Wednesday, October 3, 2018

The Iran Wars

The Iran Wars: Spy Games, Bank Battles, and the Secret Deals that Reshaped the Middle East
© 2016 Jay Solomon
352 pages



When the young people of Iran hit the streets in protest about suspicious election returns in 2009, the United States was unexpectedly quiet. For years DC's establishment had voiced ominous desires to effect regime change in Iran, and now an opportunity had presented itself.  All that was needed was a little stoking of the fires, passing of intelligence and funds to the right people. And yet..nothing happened, and soon the leaders of the "Green Movement" were in jail.  What no one realized then was that the Obama administration had already begun its efforts to move toward some kind of concordance with Iran, and that this silence was a show of  good faith, an indication that the administration was serious about its efforts to establish a working relationship with the Islamic Republic. Much of DC's foreign policy in the middle east from 2001 to 2016 was conducted with an eye towards Iran,  including the American response to Syria, and The Iran Wars follows two presidents' attempts to find a solution to the Iranian problem, through war,  finance, and diplomacy.

The middle east is a complicated place, to say the least,  with active ethnic, religious, and political conflicts. Iran's role in all this is poorly understood by many Americans;  in addition to Persians and Arabs being two  separate  ethnic groups with a competitive history, the version of Islam which is the state religion in Iran is a minority everywhere else, and viewed with contempt by Saudi-held Arabia, al-Queda and its would-be successor, ISIS.  Iran's sole ally in the Arab world, Syria,  is an important support for it, and a  source of continuing conflict between Iran and the west. 

The events of September 11, 2001, as tragic as they were, presented an opportunity for American-Iranian relations to begin anew, with a common enemy in al-Queda and its drug trade.
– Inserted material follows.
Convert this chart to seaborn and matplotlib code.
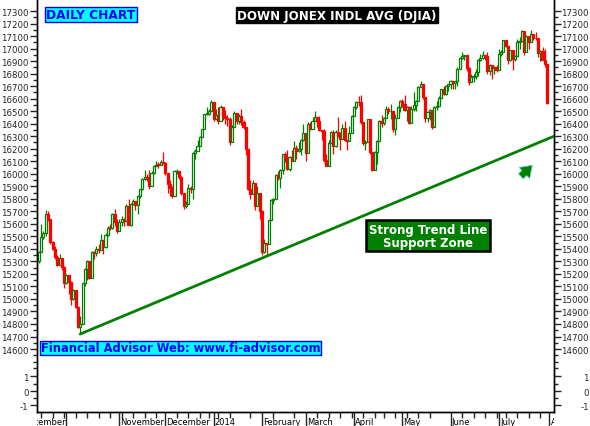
import numpy as np
import pandas as pd
import seaborn as sns
from matplotlib import pyplot as plt
from matplotlib.transforms import Bbox, TransformedBbox

# DJIA daily bars, 13 Sep 2013 .. 31 Jul 2014 (trading days)
first_open = 15300
closes = [
    # Sep 2013
    15376, 15494, 15529, 15676, 15636, 15451, 15401, 15334, 15273, 15328, 15258, 15129,
    # Oct
    15191, 15133, 14996, 15072, 14936, 14776, 14802, 15126, 15237, 15301, 15168, 15373,
    15371, 15399, 15392, 15467, 15413, 15509, 15570, 15568, 15680, 15618, 15546,
    # Nov
    15615, 15639, 15619, 15746, 15593, 15761, 15783, 15751, 15822, 15876, 15962, 15976,
    15968, 15901, 16010, 16065, 16073, 16072, 16097, 16086,
    # Dec
    16008, 15915, 15889, 15822, 16020, 16025, 15974, 15844, 15739, 15755, 15885, 15875,
    16168, 16179, 16221, 16295, 16358, 16479, 16479, 16505, 16577,
    # Jan 2014
    16441, 16470, 16425, 16531, 16463, 16445, 16437, 16257, 16374, 16482, 16418, 16459,
    16415, 16374, 16197, 15879, 15838, 15929, 15739, 15849, 15699,
    # Feb
    15373, 15445, 15440, 15629, 15794, 15802, 15994, 15964, 16027, 16154, 16130, 16040,
    16133, 16104, 16208, 16180, 16198, 16272, 16322,
    # Mar
    16168, 16396, 16361, 16422, 16453, 16418, 16351, 16341, 16109, 16066, 16248, 16337,
    16223, 16332, 16303, 16276, 16368, 16268, 16264, 16324, 16458,
    # Apr
    16533, 16573, 16572, 16413, 16246, 16256, 16437, 16171, 16027, 16174, 16263, 16425,
    16409, 16449, 16514, 16501, 16502, 16361, 16449, 16535, 16581,
    # May
    16559, 16513, 16531, 16402, 16518, 16551, 16583, 16695, 16715, 16613, 16447, 16491,
    16511, 16374, 16533, 16543, 16607, 16676, 16634, 16699, 16717,
    # Jun
    16743, 16722, 16738, 16837, 16924, 16944, 16946, 16844, 16735, 16776, 16782, 16809,
    16907, 16921, 16948, 16937, 16818, 16868, 16846, 16851, 16827,
    # Jul
    16957, 16976, 17068, 17024, 16906, 16985, 16915, 16944, 17055, 17060, 17138, 16976,
    17100, 17051, 17113, 17086, 17083, 16961, 16982, 16912, 16880, 16563,
]
highs = [
    15380, 15600, 15540, 15710, 15700, 15640, 15460, 15420, 15350, 15360, 15330, 15260,
    15200, 15190, 15140, 15080, 15070, 14940, 14860, 15130, 15250, 15310, 15300, 15380,
    15380, 15420, 15440, 15520, 15460, 15530, 15580, 15600, 15690, 15720, 15640,
    15640, 15660, 15650, 15760, 15800, 15770, 15800, 15780, 15830, 15880, 15970, 16030,
    16000, 16030, 16020, 16070, 16100, 16090, 16110, 16170,
    16090, 16000, 15950, 15900, 16030, 16040, 16020, 15980, 15850, 15780, 15920, 15900,
    16170, 16200, 16270, 16300, 16360, 16480, 16530, 16520, 16590,
    16570, 16520, 16530, 16550, 16530, 16510, 16470, 16450, 16390, 16500, 16480, 16480,
    16520, 16430, 16370, 16190, 15950, 15950, 15930, 15900, 15840,
    15710, 15480, 15450, 15630, 15800, 15810, 16000, 16020, 16040, 16160, 16170, 16190,
    16140, 16190, 16260, 16230, 16250, 16280, 16400,
    16320, 16410, 16410, 16450, 16500, 16450, 16460, 16350, 16360, 16160, 16270, 16340,
    16350, 16350, 16450, 16330, 16400, 16420, 16270, 16380, 16470,
    16540, 16580, 16620, 16630, 16410, 16270, 16440, 16440, 16170, 16180, 16270, 16430,
    16470, 16450, 16540, 16530, 16560, 16500, 16480, 16540, 16590,
    16600, 16630, 16540, 16540, 16540, 16650, 16590, 16700, 16740, 16720, 16610, 16500,
    16520, 16510, 16540, 16580, 16620, 16680, 16700, 16710, 16720,
    16750, 16740, 16740, 16850, 16930, 16970, 16950, 16940, 16850, 16800, 16800, 16840,
    16920, 16960, 16980, 16950, 16970, 16880, 16870, 16860, 16870,
    17000, 16990, 17070, 17060, 17020, 16990, 16950, 16950, 17080, 17090, 17150, 17140,
    17110, 17100, 17150, 17120, 17130, 17080, 16990, 17010, 17000, 16870,
]
lows = [
    15291, 15400, 15480, 15500, 15620, 15440, 15390, 15320, 15260, 15270, 15230, 15090,
    15120, 15040, 14950, 14990, 14930, 14770, 14720, 14800, 15100, 15150, 15160, 15170,
    15320, 15340, 15370, 15390, 15360, 15410, 15500, 15550, 15560, 15580, 15530,
    15540, 15580, 15580, 15620, 15590, 15580, 15750, 15710, 15680, 15810, 15870, 15950,
    15940, 15880, 15900, 16000, 16060, 16050, 16070, 16080,
    15990, 15850, 15820, 15810, 15830, 16000, 15960, 15830, 15720, 15730, 15760, 15850,
    15800, 16120, 16180, 16230, 16300, 16360, 16470, 16470, 16500,
    16420, 16440, 16400, 16430, 16430, 16400, 16380, 16230, 16260, 16380, 16400, 16400,
    16390, 16360, 16150, 15870, 15800, 15840, 15710, 15740, 15640,
    15350, 15370, 15340, 15440, 15630, 15760, 15800, 15950, 15890, 16000, 16090, 16030,
    16020, 16100, 16110, 16120, 16170, 16150, 16260,
    16100, 16170, 16350, 16360, 16420, 16370, 16340, 16270, 16090, 16060, 16070, 16250,
    16160, 16210, 16290, 16190, 16280, 16260, 16190, 16270, 16330,
    16460, 16520, 16540, 16400, 16230, 16190, 16250, 16160, 16020, 16030, 16080, 16270,
    16370, 16390, 16450, 16480, 16440, 16330, 16310, 16450, 16490,
    16530, 16500, 16420, 16400, 16410, 16500, 16500, 16590, 16690, 16600, 16410, 16410,
    16430, 16360, 16380, 16510, 16540, 16610, 16630, 16630, 16660,
    16680, 16680, 16680, 16700, 16840, 16920, 16910, 16820, 16710, 16740, 16730, 16760,
    16780, 16900, 16920, 16910, 16800, 16790, 16760, 16800, 16810,
    16830, 16940, 16980, 17010, 16880, 16900, 16830, 16900, 16950, 17000, 17060, 16950,
    16980, 17000, 17060, 17070, 17070, 16930, 16900, 16910, 16850, 16560,
]
holidays = ['2013-11-28', '2013-12-25', '2014-01-01', '2014-01-20',
            '2014-02-17', '2014-04-18', '2014-05-26', '2014-07-04']

# trend line anchors (bar index, price)
trend_x = [18, 224]
trend_y = [14720, 16300]

price_ticks = list(range(14600, 17301, 100))
osc_ticks = [14384, 14264, 14152]
osc_labels = ['1', '0', '-1']
month_labels = ['September', '', 'November', 'December', '2014', 'February',
                'March', 'April', 'May', 'June', 'July', 'August']

dates = pd.bdate_range('2013-09-13', '2014-07-31', freq='C', holidays=holidays)
opens = [first_open] + closes[:-1]
df = pd.DataFrame(dict(date=dates, open=opens, high=highs, low=lows, close=closes))
df['idx'] = np.arange(len(df))
df['up'] = df['close'] >= df['open']

sns.set_style('white')
plt.rcParams['font.family'] = ['DejaVu Sans']

fig = plt.figure(figsize=(5.9, 4.27), dpi=100)
ax = fig.add_axes([37 / 590, 14 / 427, 517 / 590, 413 / 427])

GREEN, RED = '#008000', '#FF0000'
colors = np.where(df['up'], GREEN, RED)
ax.vlines(df['idx'], df['low'], df['high'], colors=colors, lw=0.9, zorder=2)
body_lo = df[['open', 'close']].min(axis=1)
body_h = (df['close'] - df['open']).abs().clip(lower=4)
ax.bar(df['idx'], body_h, bottom=body_lo, width=0.9,
       color=np.where(df['up'], 'white', RED), edgecolor=colors, lw=0.9, zorder=3)

sns.lineplot(x=trend_x, y=trend_y, color=GREEN, lw=2, ax=ax, zorder=4)

ax.set_xlim(-0.8, 224.0)
ylim = (14097, 17396)
ax.set_ylim(*ylim)

# y axis: left labels on ax, right labels on a twin
minor_y = [t + 50 for t in price_ticks[:-1]] + [14550, 14500, 14450, 14324, 14208]
ax2 = ax.twinx()
ax2.set_ylim(*ylim)
for a in (ax, ax2):
    a.set_yticks(price_ticks + osc_ticks)
    a.set_yticklabels([str(t) for t in price_ticks] + osc_labels)
    a.set_yticks(minor_y, minor=True)
ax.tick_params(axis='y', which='major', left=True, right=False, length=5, width=1,
               direction='out', labelsize=6.2, pad=1)
ax.tick_params(axis='y', which='minor', left=True, right=False, length=3, width=1,
               direction='out')
ax2.tick_params(axis='y', which='major', right=True, length=5, width=1,
                direction='out', labelsize=6.2, pad=20)
ax2.tick_params(axis='y', which='minor', right=True, length=3, width=1, direction='out')
for lab in ax2.get_yticklabels():
    lab.set_horizontalalignment('right')

# x axis: month starts (major) and weeks (minor)
month_idx = df.groupby([df['date'].dt.year, df['date'].dt.month])['idx'].min().tolist()
month_pos = [-9] + month_idx[1:] + [len(df)]
week_idx = df.loc[df['date'].dt.dayofweek == 0, 'idx'].tolist()
ax.set_xticks(month_pos[1:])
ax.set_xticklabels([])
ax.set_xticks(week_idx, minor=True)
ax.tick_params(axis='x', which='major', bottom=True, length=14, width=1, direction='out')
ax.tick_params(axis='x', which='minor', bottom=True, length=4, width=1, direction='out')
clip = TransformedBbox(Bbox.from_extents(0, -0.2, 1, 0.1), ax.transAxes)
for pos, lab in zip(month_pos, month_labels):
    txt = ax.text(pos + 0.5, -0.012, lab, transform=ax.get_xaxis_transform(),
                  ha='left', va='top', fontsize=6, color='black', clip_on=True)
    txt.set_clip_box(clip)

for a in (ax, ax2):
    for s in ['left', 'right', 'bottom']:
        a.spines[s].set_color('black')
        a.spines[s].set_linewidth(1)
    a.spines['top'].set_visible(False)

# annotation boxes
ax.text(0.018, 0.978, 'DAILY CHART', transform=ax.transAxes, ha='left', va='top',
        fontsize=8.8, fontweight='bold', color='#0000FF',
        bbox=dict(boxstyle='square,pad=0.1', fc='#00FFFF', ec='#0000FF', lw=1))
ax.text(0.58, 0.976, 'DOWN JONEX INDL AVG (DJIA)', transform=ax.transAxes, ha='center',
        va='top', fontsize=8.6, fontweight='bold', color='white',
        bbox=dict(boxstyle='square,pad=0.12', fc='black', ec='black'))
ax.text(0.007, 0.155, 'Financial Advisor Web: www.fi-advisor.com', transform=ax.transAxes,
        ha='left', va='center', fontsize=8.3, fontweight='bold', color='#0000FF',
        bbox=dict(boxstyle='square,pad=0.08', fc='#00FFFF', ec='#0000FF', lw=1))
ax.text(0.756, 0.427, 'Strong Trend Line\nSupport Zone', transform=ax.transAxes,
        ha='center', va='center', fontsize=8.5, fontweight='bold', color='white',
        linespacing=1.0,
        bbox=dict(boxstyle='square,pad=0.22', fc=GREEN, ec='black', lw=1.8))
ax.annotate('', xy=(0.962, 0.602), xytext=(0.932, 0.566), xycoords='axes fraction',
            arrowprops=dict(arrowstyle='simple,head_width=1.1,head_length=0.8,tail_width=0.5',
                            fc=GREEN, ec='#66CCCC', lw=0.5))

fig.savefig('out.png', dpi=100)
What opportunity there may have been, never developed by skeptical aides,  was dead by the time DC chose to invade Iraq,  with the intent of weakening Iran's influence in the region by freeing its Shiite majority from Saddam's rule and giving them the opportunity to protest against the ayatollahs. Instead, that Shiite majority aligned with Iran more closely as sectarian war erupted in the region, That  conflict was promoted by both Syria and Iran to prevent American power from growing in Iraq, as Assad promoted Sunni militias in the north and Iran promoted Shiia power in the south. Their role in promoting Iraqi instability made both enemies in DC and abroad.  Still worse,  Iran counted itself the implacable foe of Israel and pursued nuclear capabilities, with the possibility of militarization.

Although some in DC ominously hinted that military options were fully on the table for addressing Iran,  with so many resources mired in two civil wars, few actually proposed it.  Bush chose instead to develop a third option: disrupting Iran's nuclear program through cyber warfare. (See Countdown to Zero Day for a comprehensive history of that.) Solomon only barely mentions this, but moves quickly on to Obama's two-track attempt to reach some kind of concordance with Iran.  Obama moved to isolate Iran financially by working with China and the powers of Europe to effect heavy sanctions and remove Iran from the global economy, while at the same time reaching out to the Iranian people through public speeches, and Iranian leadership through an Omani intermediary who saw his vocation as being a broker of peace between DC and Iran.

Both tracks meant compromise, as DC had to give more than it would like to prove to both its international partners and Iran that it was serious about effecting a deal. It also meant  that Obama felt compelled to intervene in Libya to indicate to Iran that he was serious about enforcing red lines, but had to walk back his threats against Assad so as not to drive the Syrian ruler's allies from the negotiating table. Although the deal itself was hailed as a triumph, with one historian optimistically chronicling it in a volume called Losing an Enemy,  Jay Solomon concludes this history with a warning.  If DC and Iran do truly establish a lasting peace, there will be disruption to contend with. The Saudi family in particular  may aggressively court other alliances, and whatever influence DC has over its codependent partner will lessen. The Iran wars are not over, writes Solomon; this deal, as promising as it sounds, is only the start of a new chapter.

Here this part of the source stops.